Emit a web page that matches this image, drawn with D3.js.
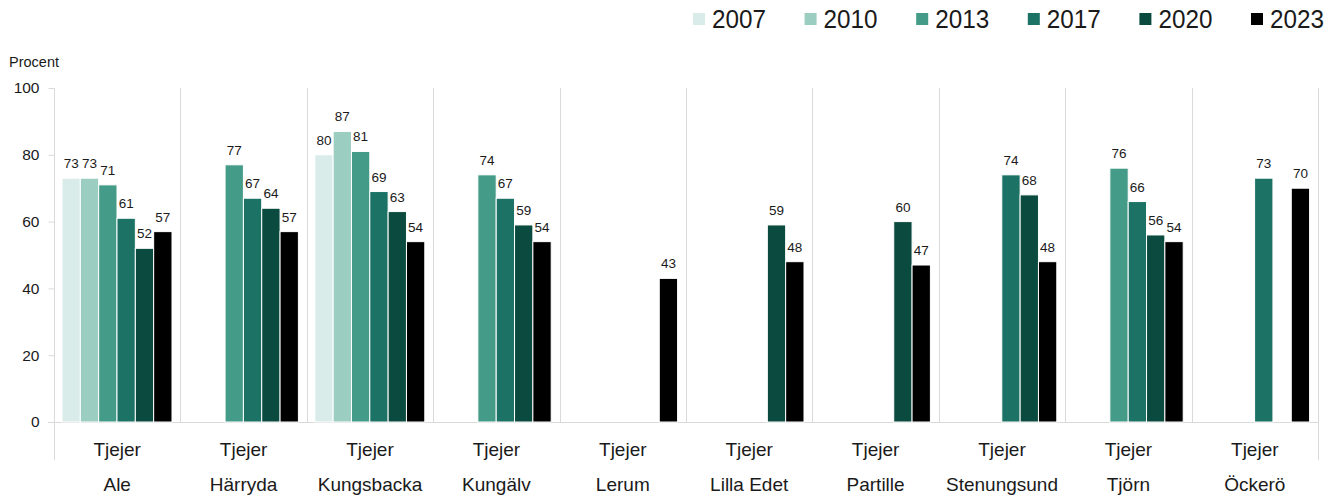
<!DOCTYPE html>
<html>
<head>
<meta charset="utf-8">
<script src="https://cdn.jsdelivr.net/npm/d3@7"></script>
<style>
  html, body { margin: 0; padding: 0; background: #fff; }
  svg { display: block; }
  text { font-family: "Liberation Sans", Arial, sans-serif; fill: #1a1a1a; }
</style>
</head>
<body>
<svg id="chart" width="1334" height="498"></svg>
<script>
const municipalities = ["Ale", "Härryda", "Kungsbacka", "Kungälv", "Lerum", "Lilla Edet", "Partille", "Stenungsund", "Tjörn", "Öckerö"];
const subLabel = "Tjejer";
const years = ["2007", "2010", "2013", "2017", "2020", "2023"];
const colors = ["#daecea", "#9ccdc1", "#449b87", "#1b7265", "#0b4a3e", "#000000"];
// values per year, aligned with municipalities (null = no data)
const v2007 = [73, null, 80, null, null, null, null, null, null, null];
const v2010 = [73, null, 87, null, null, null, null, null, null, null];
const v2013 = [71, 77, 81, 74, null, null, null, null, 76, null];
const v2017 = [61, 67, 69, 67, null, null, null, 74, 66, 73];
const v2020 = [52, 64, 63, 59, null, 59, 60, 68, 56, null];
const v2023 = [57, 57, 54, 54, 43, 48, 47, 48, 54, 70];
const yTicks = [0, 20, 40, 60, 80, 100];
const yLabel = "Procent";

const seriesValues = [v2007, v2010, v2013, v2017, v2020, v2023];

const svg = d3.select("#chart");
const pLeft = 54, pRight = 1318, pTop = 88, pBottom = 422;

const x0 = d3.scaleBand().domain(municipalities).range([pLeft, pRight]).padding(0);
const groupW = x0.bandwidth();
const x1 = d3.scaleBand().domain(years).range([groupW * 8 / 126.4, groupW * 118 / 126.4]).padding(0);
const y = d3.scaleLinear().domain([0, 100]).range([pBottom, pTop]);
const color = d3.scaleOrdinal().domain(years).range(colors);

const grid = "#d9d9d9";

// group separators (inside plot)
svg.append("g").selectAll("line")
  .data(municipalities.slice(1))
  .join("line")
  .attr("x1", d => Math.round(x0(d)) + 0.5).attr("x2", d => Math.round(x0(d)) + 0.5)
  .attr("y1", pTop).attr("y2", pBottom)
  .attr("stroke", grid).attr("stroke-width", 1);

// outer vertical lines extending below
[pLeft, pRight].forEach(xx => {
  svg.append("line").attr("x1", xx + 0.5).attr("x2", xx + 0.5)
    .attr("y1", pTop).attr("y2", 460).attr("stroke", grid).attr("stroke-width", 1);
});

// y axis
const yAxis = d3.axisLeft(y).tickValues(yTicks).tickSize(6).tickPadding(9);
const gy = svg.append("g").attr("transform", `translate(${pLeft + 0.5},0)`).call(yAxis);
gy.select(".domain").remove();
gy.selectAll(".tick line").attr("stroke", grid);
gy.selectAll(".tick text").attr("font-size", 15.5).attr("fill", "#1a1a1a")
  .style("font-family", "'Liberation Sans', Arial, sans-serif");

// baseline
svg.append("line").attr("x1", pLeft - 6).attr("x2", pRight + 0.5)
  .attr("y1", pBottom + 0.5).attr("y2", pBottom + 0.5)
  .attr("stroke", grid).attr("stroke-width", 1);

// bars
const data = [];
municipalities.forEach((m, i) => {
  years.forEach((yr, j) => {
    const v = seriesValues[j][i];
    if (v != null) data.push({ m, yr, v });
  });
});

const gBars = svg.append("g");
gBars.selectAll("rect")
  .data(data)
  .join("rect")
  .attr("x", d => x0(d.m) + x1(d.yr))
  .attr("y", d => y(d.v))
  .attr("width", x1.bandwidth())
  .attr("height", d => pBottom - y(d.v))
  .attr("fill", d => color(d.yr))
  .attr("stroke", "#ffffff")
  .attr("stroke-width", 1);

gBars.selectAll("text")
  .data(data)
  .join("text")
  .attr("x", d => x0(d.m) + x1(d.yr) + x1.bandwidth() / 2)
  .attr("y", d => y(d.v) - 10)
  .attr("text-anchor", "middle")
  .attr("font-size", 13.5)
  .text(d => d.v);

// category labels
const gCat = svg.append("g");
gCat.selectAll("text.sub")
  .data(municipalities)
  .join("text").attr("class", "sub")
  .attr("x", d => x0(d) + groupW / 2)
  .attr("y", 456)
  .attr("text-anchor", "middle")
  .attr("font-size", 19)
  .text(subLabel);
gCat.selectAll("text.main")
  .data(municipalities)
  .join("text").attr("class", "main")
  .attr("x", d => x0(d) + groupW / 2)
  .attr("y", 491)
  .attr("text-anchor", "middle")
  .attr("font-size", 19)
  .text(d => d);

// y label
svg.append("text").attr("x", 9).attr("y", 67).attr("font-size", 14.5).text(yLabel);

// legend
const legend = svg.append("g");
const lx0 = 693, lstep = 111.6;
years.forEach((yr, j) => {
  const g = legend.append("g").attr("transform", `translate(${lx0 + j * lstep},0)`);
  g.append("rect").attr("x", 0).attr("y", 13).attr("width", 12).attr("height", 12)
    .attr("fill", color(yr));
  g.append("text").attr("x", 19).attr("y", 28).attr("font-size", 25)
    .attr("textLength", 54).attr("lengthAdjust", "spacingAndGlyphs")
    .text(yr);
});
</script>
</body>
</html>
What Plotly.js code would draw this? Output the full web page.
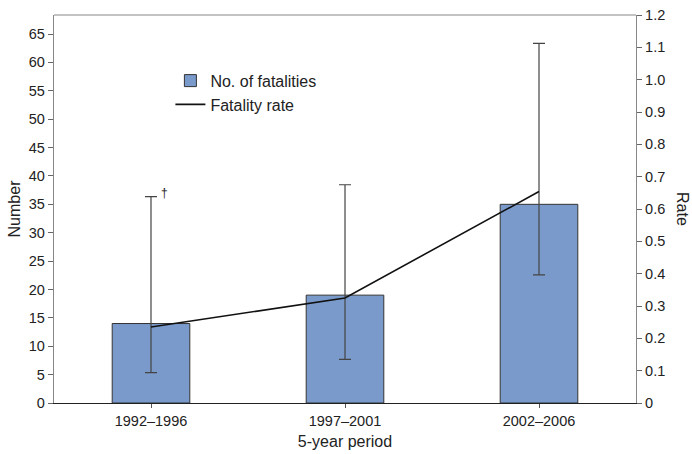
● ● ●
* [The task]: Collect each line above holding the string "this".

* [Result of the task]:
Emit a web page that matches this image, drawn with D3.js.
What Plotly.js code would draw this? Output the full web page.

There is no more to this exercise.